Thursday, 31 October 2024

Justice Thomas, in dissent, registers powerful support for the AR-15, America’s favorite gun


by WorldTribune Staff, July 3, 2024 Contract With Our Readers

There is no doubt that AR-15-style rifles are covered under the Second Amendment, Supreme Court Justice Clarence Thomas said.

In a brief dissent related to a ban on the “assault weapon” enacted by the state of Illinois, Thomas said that the overwhelming popularity of the AR-15, coupled with its non-military operation, makes it a clear fit under the Second Amendment.

AR-15. / Creative Commons / CC By SA 3.0

Thomas was airing his thoughts on the firearm in a dissent to the Supreme Court’s refusal to weigh in on the Illinois ban. The top court said it wanted the appeals court to finish its work before jumping in.

In February 2023, the Illinois State Rifle Association challenged Democrat Gov. J.B. Pritzker’s ban. The 7th U.S. Circuit Court of Appeals denied the petitioners’ request for a preliminary injunction, saying the AR-15 is not protected by the Second Amendment.

Thomas wrote: “If the Seventh Circuit ultimately allows Illinois to ban America’s most common civilian rifle, we can — and should — review that decision once the cases reach a final judgment. The Court must not permit ‘the Seventh Circuit [to] relegat[e] the Second Amendment to a second-class right.’ ”

The AR-15 has become the most popular rifle in America, according to the National Shooting Sports Foundation, which said that 28.1 million AR-15-style firearms are in circulation.

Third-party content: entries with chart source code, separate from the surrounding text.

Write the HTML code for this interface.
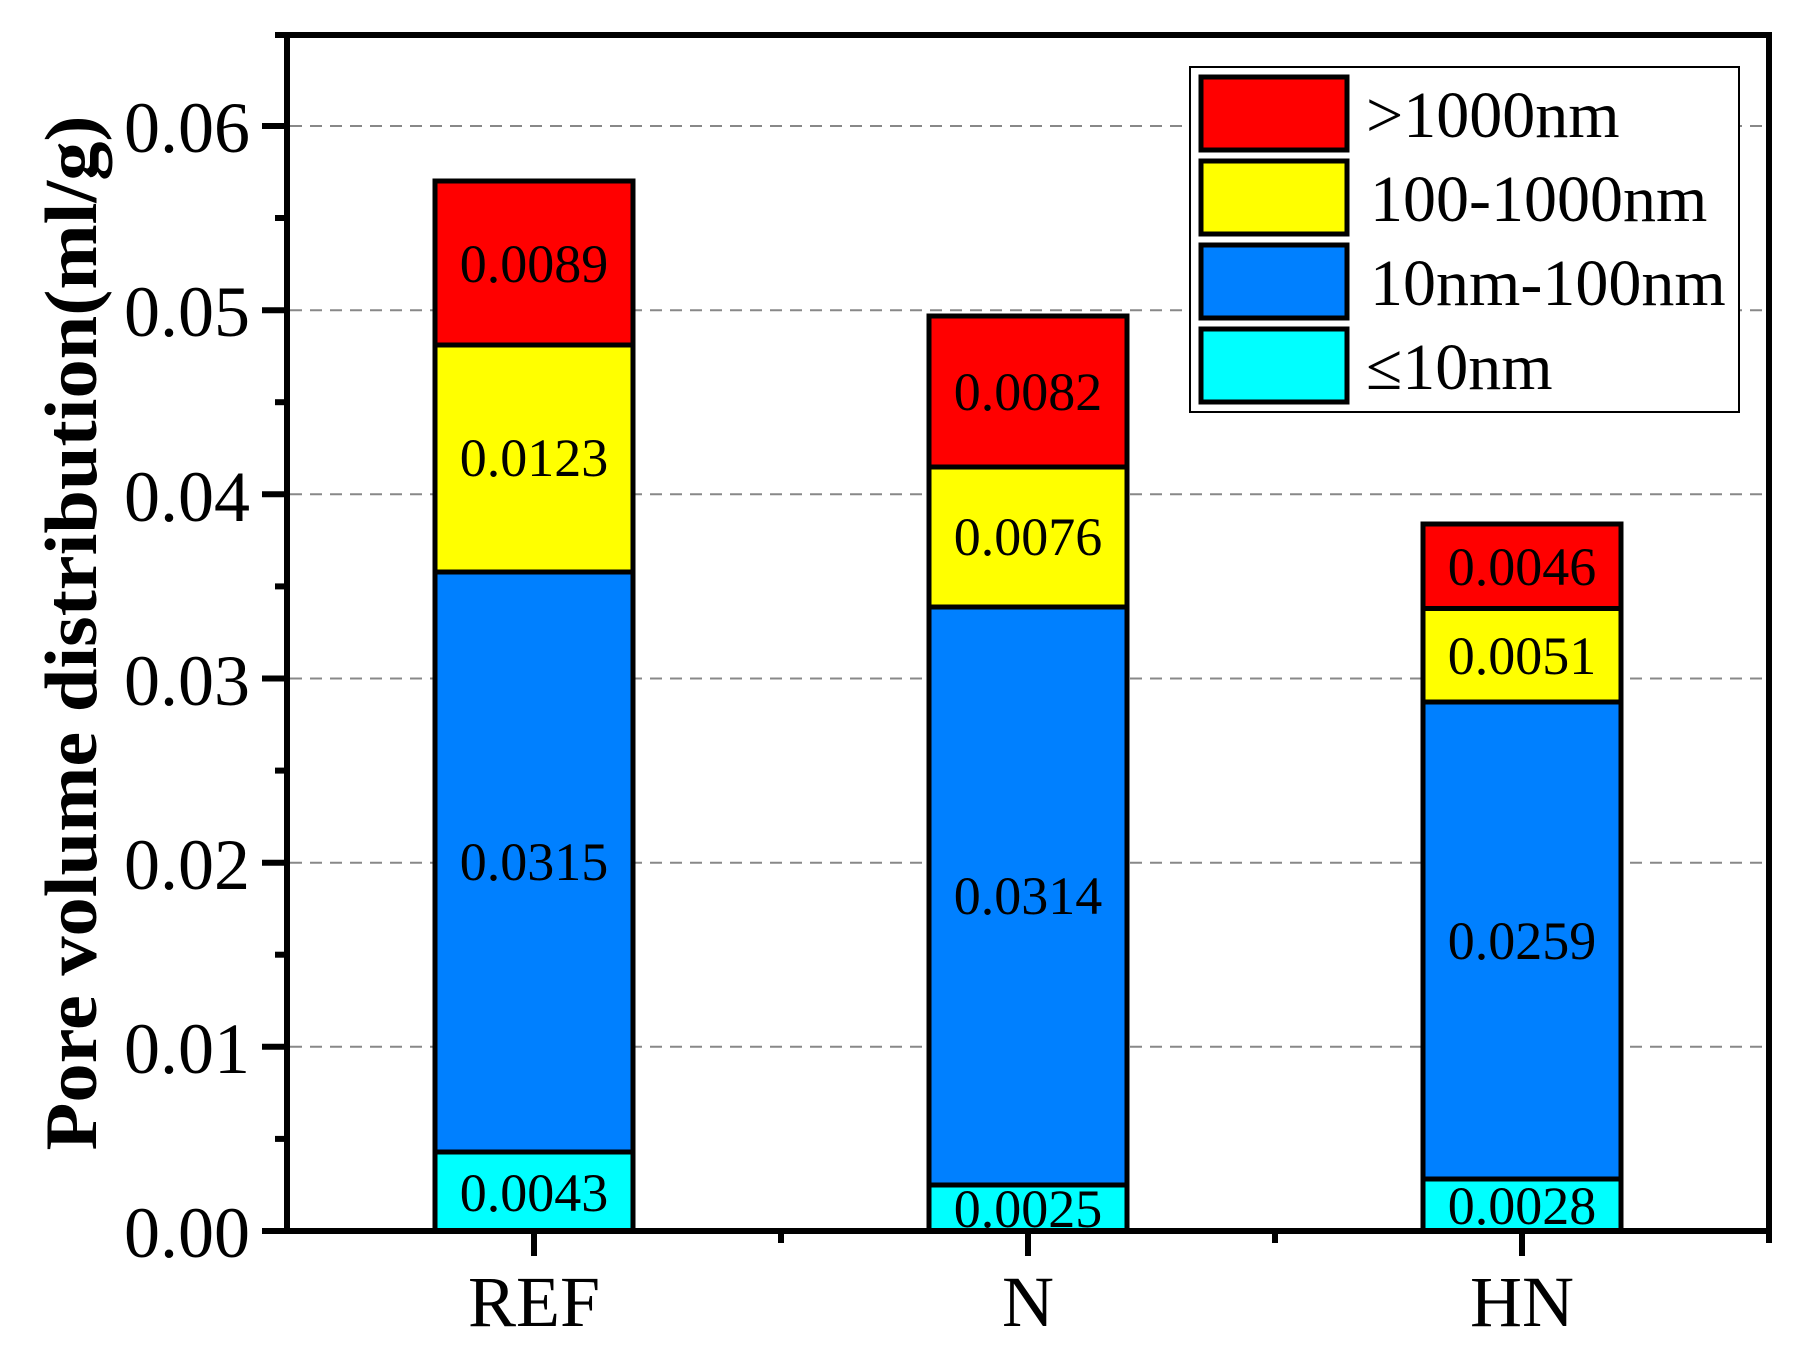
<!DOCTYPE html>
<html><head><meta charset="utf-8"><style>
html,body{margin:0;padding:0;background:#fff;}
svg{display:block;}
text{font-family:"Liberation Serif",serif;fill:#000;}
</style></head><body>
<svg width="1805" height="1352" viewBox="0 0 1805 1352" xmlns="http://www.w3.org/2000/svg">
<g stroke="#888" stroke-width="2" stroke-dasharray="12,8">
<line x1="290" y1="1046.8" x2="1766" y2="1046.8"/>
<line x1="290" y1="862.7" x2="1766" y2="862.7"/>
<line x1="290" y1="678.5" x2="1766" y2="678.5"/>
<line x1="290" y1="494.3" x2="1766" y2="494.3"/>
<line x1="290" y1="310.2" x2="1766" y2="310.2"/>
<line x1="290" y1="126" x2="1766" y2="126"/>
</g>
<g stroke="#000" stroke-width="5">
<rect x="435" y="1152" width="198" height="79" fill="#00ffff"/>
<rect x="435" y="572" width="198" height="580" fill="#0080ff"/>
<rect x="435" y="345" width="198" height="227" fill="#ffff00"/>
<rect x="435" y="181" width="198" height="164" fill="#ff0000"/>
<rect x="929" y="1185" width="198" height="46" fill="#00ffff"/>
<rect x="929" y="607" width="198" height="578" fill="#0080ff"/>
<rect x="929" y="467" width="198" height="140" fill="#ffff00"/>
<rect x="929" y="316" width="198" height="151" fill="#ff0000"/>
<rect x="1423" y="1179" width="198" height="52" fill="#00ffff"/>
<rect x="1423" y="702" width="198" height="477" fill="#0080ff"/>
<rect x="1423" y="608.5" width="198" height="93.5" fill="#ffff00"/>
<rect x="1423" y="524" width="198" height="84.5" fill="#ff0000"/>
</g>
<g font-size="54" text-anchor="middle" dominant-baseline="central">
<text x="534" y="1193">0.0043</text>
<text x="534" y="862">0.0315</text>
<text x="534" y="458">0.0123</text>
<text x="534" y="264">0.0089</text>
<text x="1028" y="1209">0.0025</text>
<text x="1028" y="896">0.0314</text>
<text x="1028" y="537">0.0076</text>
<text x="1028" y="392">0.0082</text>
<text x="1522" y="1206">0.0028</text>
<text x="1522" y="941">0.0259</text>
<text x="1522" y="656">0.0051</text>
<text x="1522" y="567">0.0046</text>
</g>
<g stroke="#000" stroke-width="6" fill="none">
<rect x="287" y="35" width="1482" height="1196"/>
<line x1="287" y1="1231" x2="262" y2="1231"/>
<line x1="287" y1="1046.8" x2="262" y2="1046.8"/>
<line x1="287" y1="862.7" x2="262" y2="862.7"/>
<line x1="287" y1="678.5" x2="262" y2="678.5"/>
<line x1="287" y1="494.3" x2="262" y2="494.3"/>
<line x1="287" y1="310.2" x2="262" y2="310.2"/>
<line x1="287" y1="126" x2="262" y2="126"/>
<line x1="287" y1="1138.9" x2="275" y2="1138.9"/>
<line x1="287" y1="954.7" x2="275" y2="954.7"/>
<line x1="287" y1="770.6" x2="275" y2="770.6"/>
<line x1="287" y1="586.4" x2="275" y2="586.4"/>
<line x1="287" y1="402.2" x2="275" y2="402.2"/>
<line x1="287" y1="218" x2="275" y2="218"/>
<line x1="287" y1="35" x2="275" y2="35"/>
<line x1="534" y1="1231" x2="534" y2="1256"/>
<line x1="1028" y1="1231" x2="1028" y2="1256"/>
<line x1="1522" y1="1231" x2="1522" y2="1256"/>
<line x1="781" y1="1231" x2="781" y2="1243"/>
<line x1="1275" y1="1231" x2="1275" y2="1243"/>
<line x1="1769" y1="1231" x2="1769" y2="1243"/>
</g>
<g font-size="72" text-anchor="end" dominant-baseline="central">
<text x="250" y="1233">0.00</text>
<text x="250" y="1049">0.01</text>
<text x="250" y="865">0.02</text>
<text x="250" y="681">0.03</text>
<text x="250" y="497">0.04</text>
<text x="250" y="312">0.05</text>
<text x="250" y="128">0.06</text>
</g>
<g font-size="72" text-anchor="middle">
<text x="534" y="1326">REF</text>
<text x="1028" y="1326">N</text>
<text x="1522" y="1326">HN</text>
</g>
<text transform="translate(96,633) rotate(-90)" font-size="74" font-weight="bold" text-anchor="middle" textLength="1035" lengthAdjust="spacingAndGlyphs">Pore volume distribution(ml/g)</text>
<rect x="1190" y="67" width="549" height="345" fill="#fff" stroke="#000" stroke-width="2"/>
<g stroke="#000" stroke-width="5">
<rect x="1201" y="77" width="146" height="73" fill="#ff0000"/>
<rect x="1201" y="161" width="146" height="73" fill="#ffff00"/>
<rect x="1201" y="245" width="146" height="73" fill="#0080ff"/>
<rect x="1201" y="329" width="146" height="73" fill="#00ffff"/>
</g>
<g font-size="66">
<text x="1366" y="137">&gt;1000nm</text>
<text x="1370" y="221">100-1000nm</text>
<text x="1370" y="305">10nm-100nm</text>
<text x="1366" y="389">≤10nm</text>
</g>
</svg>
</body></html>
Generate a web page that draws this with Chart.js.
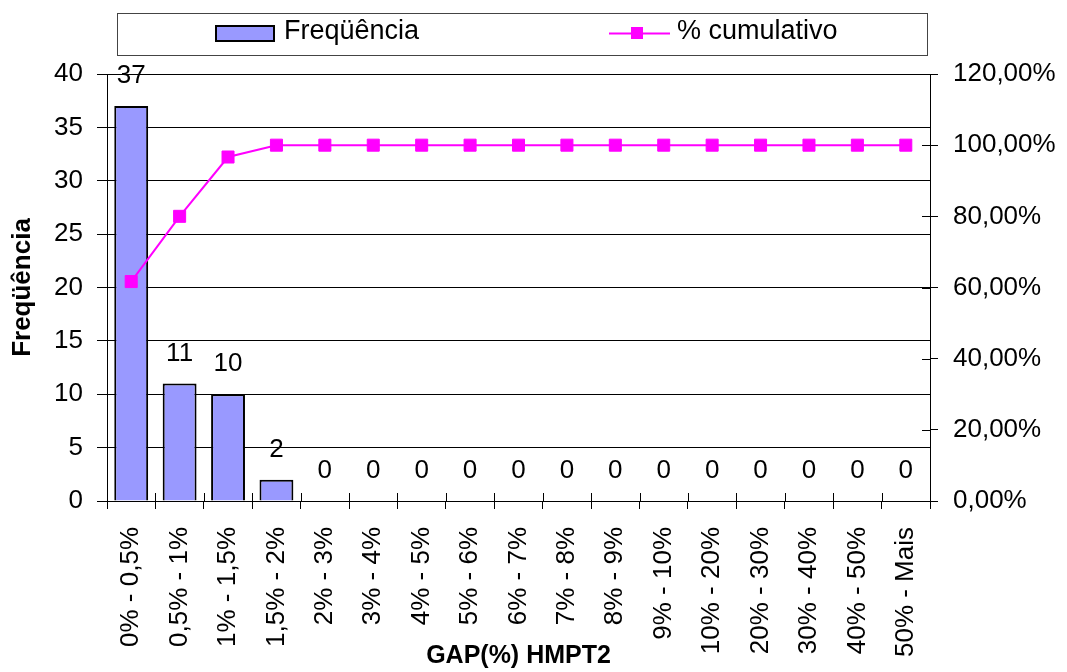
<!DOCTYPE html>
<html>
<head>
<meta charset="utf-8">
<script src="https://cdn.jsdelivr.net/npm/chart.js@4/dist/chart.umd.min.js"></script>
<style>
    html, body { margin: 0; padding: 0; background: #fff; }
    #wrap { width: 1067px; height: 672px; }
</style>
</head>
<body>
<div id="wrap"><canvas id="paretoChart" width="1067" height="672"></canvas></div>
<script>
// ── Data ────────────────────────────────────────────────────────────
const categories = [
    '0% - 0,5%', '0,5% - 1%', '1% - 1,5%', '1,5% - 2%', '2% - 3%', '3% - 4%',
    '4% - 5%', '5% - 6%', '6% - 7%', '7% - 8%', '8% - 9%', '9% - 10%',
    '10% - 20%', '20% - 30%', '30% - 40%', '40% - 50%', '50% - Mais'
];
const frequencia = [37, 11, 10, 2, 0, 0, 0, 0, 0, 0, 0, 0, 0, 0, 0, 0, 0];
const cumulativo = [61.67, 80, 96.67, 100, 100, 100, 100, 100, 100, 100, 100, 100, 100, 100, 100, 100, 100];

const freqAxis = [0, 40, 5];      // min, max, step (left)
const pctAxis  = [0, 120, 20];    // min, max, step (right, in %)

const FONT = '"Liberation Sans", Arial, Helvetica, sans-serif';
Chart.defaults.font.family = FONT;
Chart.defaults.font.size = 26;
Chart.defaults.color = '#000';

// ── Values written above each bar ───────────────────────────────────
const barLabels = {
    id: 'barLabels',
    afterDatasetsDraw(chart) {
        const ctx = chart.ctx;
        const meta = chart.getDatasetMeta(0);
        ctx.save();
        ctx.font = '26px ' + FONT;
        ctx.fillStyle = '#000';
        ctx.textAlign = 'center';
        ctx.textBaseline = 'alphabetic';
        meta.data.forEach((bar, i) => ctx.fillText(String(frequencia[i]), bar.x, bar.y - 23));
        ctx.restore();
    }
};

// ── Excel-style ticks that cross the axis (inner half) ──────────────
const innerTicks = {
    id: 'innerTicks',
    afterDraw(chart) {
        const { ctx, chartArea: a, scales } = chart;
        const n = categories.length;
        const w = (a.right - a.left) / n;
        ctx.save();
        ctx.strokeStyle = '#000';
        ctx.lineWidth = 1;
        ctx.beginPath();
        for (let i = 0; i <= n; i++) {
            const px = Math.round(a.left + i * w) + 0.5;
            ctx.moveTo(px, a.bottom);
            ctx.lineTo(px, a.bottom - 8);
        }
        scales.y1.ticks.forEach(t => {
            const py = Math.round(scales.y1.getPixelForValue(t.value)) + 0.5;
            ctx.moveTo(a.right - 8, py);
            ctx.lineTo(a.right, py);
        });
        ctx.stroke();
        ctx.restore();
    }
};

// ── Boxed legend at the top ─────────────────────────────────────────
const boxLegend = {
    id: 'boxLegend',
    afterDraw(chart) {
        const ctx = chart.ctx;
        const [bars, line] = chart.data.datasets;
        ctx.save();
        ctx.fillStyle = '#fff';
        ctx.fillRect(117.5, 13.5, 810, 42);
        ctx.strokeStyle = '#444';
        ctx.lineWidth = 1;
        ctx.strokeRect(117.5, 13.5, 810, 42);

        // bar swatch
        ctx.fillStyle = bars.backgroundColor;
        ctx.fillRect(216, 26, 58, 15);
        ctx.strokeStyle = '#000';
        ctx.lineWidth = 2;
        ctx.strokeRect(216, 26, 58, 15);

        // line swatch
        ctx.strokeStyle = line.borderColor;
        ctx.lineWidth = 2;
        ctx.beginPath();
        ctx.moveTo(609, 33.5);
        ctx.lineTo(670, 33.5);
        ctx.stroke();
        ctx.fillStyle = line.borderColor;
        ctx.fillRect(631, 27, 12, 12);

        ctx.fillStyle = '#000';
        ctx.font = '27px ' + FONT;
        ctx.textBaseline = 'alphabetic';
        ctx.fillText(bars.label, 284, 39);
        ctx.fillText(line.label, 677, 39);
        ctx.restore();
    }
};

new Chart(document.getElementById('paretoChart'), {
    type: 'bar',
    data: {
        labels: categories,
        datasets: [
            {
                type: 'bar',
                label: 'Freqüência',
                data: frequencia,
                yAxisID: 'y',
                backgroundColor: '#9999FF',
                borderColor: '#000',
                borderWidth: 2,
                barPercentage: 0.7,
                categoryPercentage: 1,
                order: 2
            },
            {
                type: 'line',
                label: '% cumulativo',
                data: cumulativo,
                yAxisID: 'y1',
                borderColor: '#FF00FF',
                borderWidth: 2,
                tension: 0,
                pointStyle: 'rect',
                pointRadius: 8.5,
                pointBackgroundColor: '#FF00FF',
                pointBorderColor: '#FF00FF',
                pointBorderWidth: 1,
                order: 1
            }
        ]
    },
    options: {
        responsive: false,
        animation: false,
        layout: { padding: { top: 74, left: 0, right: 0, bottom: 0 } },
        plugins: {
            legend: { display: false },
            tooltip: { enabled: false }
        },
        scales: {
            x: {
                afterFit: s => { s.height = 171; },
                grid: { display: true, drawOnChartArea: false, tickLength: 8, color: '#000', offset: true },
                border: { display: true, color: '#000', width: 1 },
                ticks: { minRotation: 90, maxRotation: 90, autoSkip: false, padding: 18, font: { size: 26 } },
                title: {
                    display: true,
                    text: 'GAP(%) HMPT2',
                    font: { size: 25, weight: 'bold' },
                    padding: { top: 0, bottom: 1 }
                }
            },
            y: {
                position: 'left',
                min: freqAxis[0],
                max: freqAxis[1],
                afterFit: s => { s.width = 107; },
                grid: { color: '#000', tickLength: 10 },
                border: { display: true, color: '#000', width: 1 },
                ticks: { stepSize: freqAxis[2], padding: 14, font: { size: 26 } },
                title: {
                    display: true,
                    text: 'Freqüência',
                    font: { size: 26, weight: 'bold' },
                    padding: { top: 7, bottom: 0 }
                }
            },
            y1: {
                position: 'right',
                min: pctAxis[0],
                max: pctAxis[1],
                afterFit: s => { s.width = 137; },
                grid: { drawOnChartArea: false, color: '#000', tickLength: 8 },
                border: { display: true, color: '#000', width: 1 },
                ticks: {
                    stepSize: pctAxis[2],
                    padding: 15,
                    font: { size: 26 },
                    callback: v => v.toFixed(2).replace('.', ',') + '%'
                }
            }
        }
    },
    plugins: [barLabels, innerTicks, boxLegend]
});
</script>
</body>
</html>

Yet most in legacy media continue to insist that the AR-15 is a military-grade automatic weapon. It is not. It fires just like many other rifles and handguns in semi-automatic and uses a magazine to hold cartridges.

Thomas made a point of emphasizing that AR-15s sold in sporting stores and gun shops are not military-grade.

“The Seventh Circuit’s decision illustrates why this Court must provide more guidance on which weapons the Second Amendment covers. By contorting what little guidance our precedents provide, the Seventh Circuit concluded that the Second Amendment does not protect ‘militaristic’ weapons. It then tautologically defined ‘militaristic’ weapons as those ‘that may be reserved for military use.’ The Seventh Circuit’s contrived ‘non-militaristic’ limitation on the Arms protected by the Second Amendment seems unmoored from both text and history.”

Thomas said he looks forward to the case reaching the Supreme Court so that it can produce a list of what is allowed under the Second Amendment.

“This Court must provide more guidance on which weapons the Second Amendment covers,” Thomas said.

His comments come as Team Biden has stepped up its assault on the popular “modern sporting rifle.” Joe Biden was behind the 1994 ban and has been itching to reinstate it since the law died in 2004.